• Written exercise: Write out the opening lines of the data word for word, up to and including the line with "(0,0) rectangle (651,326);", and leave every picture and every later line out.

• Given data:

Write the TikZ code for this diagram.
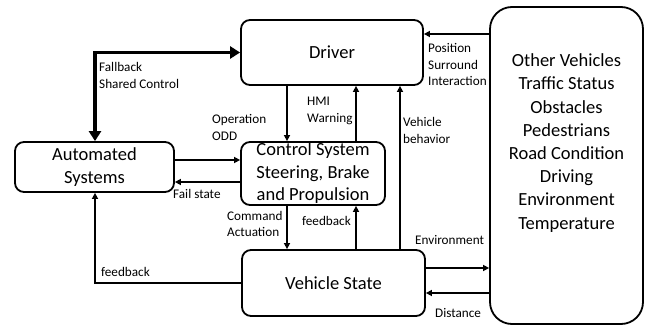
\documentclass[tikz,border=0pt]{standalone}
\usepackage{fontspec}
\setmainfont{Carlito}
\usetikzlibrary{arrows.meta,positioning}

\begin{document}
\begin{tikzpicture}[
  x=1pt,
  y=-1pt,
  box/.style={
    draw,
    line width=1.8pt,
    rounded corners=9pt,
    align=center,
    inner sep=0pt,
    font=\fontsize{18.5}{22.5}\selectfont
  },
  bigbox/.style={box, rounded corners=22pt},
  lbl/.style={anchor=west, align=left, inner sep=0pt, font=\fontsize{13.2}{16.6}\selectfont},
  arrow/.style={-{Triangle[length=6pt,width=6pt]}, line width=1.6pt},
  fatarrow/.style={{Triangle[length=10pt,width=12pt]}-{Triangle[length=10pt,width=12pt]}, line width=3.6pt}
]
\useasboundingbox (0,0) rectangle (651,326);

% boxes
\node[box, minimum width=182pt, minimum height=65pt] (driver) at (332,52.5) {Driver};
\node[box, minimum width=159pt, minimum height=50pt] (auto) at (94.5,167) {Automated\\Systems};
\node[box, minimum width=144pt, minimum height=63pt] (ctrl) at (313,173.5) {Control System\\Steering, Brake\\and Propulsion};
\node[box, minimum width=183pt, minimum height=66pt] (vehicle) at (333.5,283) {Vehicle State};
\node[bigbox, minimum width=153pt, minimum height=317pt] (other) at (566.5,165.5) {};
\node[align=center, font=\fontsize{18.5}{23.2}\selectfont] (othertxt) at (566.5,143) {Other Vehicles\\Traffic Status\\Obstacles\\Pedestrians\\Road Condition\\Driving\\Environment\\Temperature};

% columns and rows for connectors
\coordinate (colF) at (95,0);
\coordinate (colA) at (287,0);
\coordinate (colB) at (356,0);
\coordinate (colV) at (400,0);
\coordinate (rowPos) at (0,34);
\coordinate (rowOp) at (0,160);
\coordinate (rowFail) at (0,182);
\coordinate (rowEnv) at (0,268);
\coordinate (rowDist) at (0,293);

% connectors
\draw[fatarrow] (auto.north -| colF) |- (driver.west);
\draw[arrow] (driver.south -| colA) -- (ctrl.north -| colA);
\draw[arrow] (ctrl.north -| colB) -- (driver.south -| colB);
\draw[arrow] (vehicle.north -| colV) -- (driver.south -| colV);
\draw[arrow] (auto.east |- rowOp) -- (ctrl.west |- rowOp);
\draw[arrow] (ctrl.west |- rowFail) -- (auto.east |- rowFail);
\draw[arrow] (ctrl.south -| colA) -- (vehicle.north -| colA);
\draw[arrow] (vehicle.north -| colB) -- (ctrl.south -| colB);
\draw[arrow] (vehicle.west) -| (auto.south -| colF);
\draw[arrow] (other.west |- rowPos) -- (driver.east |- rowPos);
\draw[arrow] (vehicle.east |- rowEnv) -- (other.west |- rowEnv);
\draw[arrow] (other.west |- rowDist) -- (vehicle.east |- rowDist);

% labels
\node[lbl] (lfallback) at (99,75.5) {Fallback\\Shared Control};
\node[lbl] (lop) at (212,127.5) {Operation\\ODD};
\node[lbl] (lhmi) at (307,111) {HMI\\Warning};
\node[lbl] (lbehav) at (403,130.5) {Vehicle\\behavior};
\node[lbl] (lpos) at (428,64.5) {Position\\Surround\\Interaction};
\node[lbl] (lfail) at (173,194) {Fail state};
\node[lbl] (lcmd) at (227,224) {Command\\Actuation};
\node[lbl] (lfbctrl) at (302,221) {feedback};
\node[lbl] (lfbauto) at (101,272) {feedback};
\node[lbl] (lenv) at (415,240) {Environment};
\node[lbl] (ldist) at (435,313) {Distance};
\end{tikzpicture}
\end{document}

• Exercise result:
Write the TikZ code for this diagram.
\documentclass[tikz,border=0pt]{standalone}
\usepackage{fontspec}
\setmainfont{Carlito}
\usetikzlibrary{arrows.meta,positioning}

\begin{document}
\begin{tikzpicture}[
  x=1pt,
  y=-1pt,
  box/.style={
    draw,
    line width=1.8pt,
    rounded corners=9pt,
    align=center,
    inner sep=0pt,
    font=\fontsize{18.5}{22.5}\selectfont
  },
  bigbox/.style={box, rounded corners=22pt},
  lbl/.style={anchor=west, align=left, inner sep=0pt, font=\fontsize{13.2}{16.6}\selectfont},
  arrow/.style={-{Triangle[length=6pt,width=6pt]}, line width=1.6pt},
  fatarrow/.style={{Triangle[length=10pt,width=12pt]}-{Triangle[length=10pt,width=12pt]}, line width=3.6pt}
]
\useasboundingbox (0,0) rectangle (651,326);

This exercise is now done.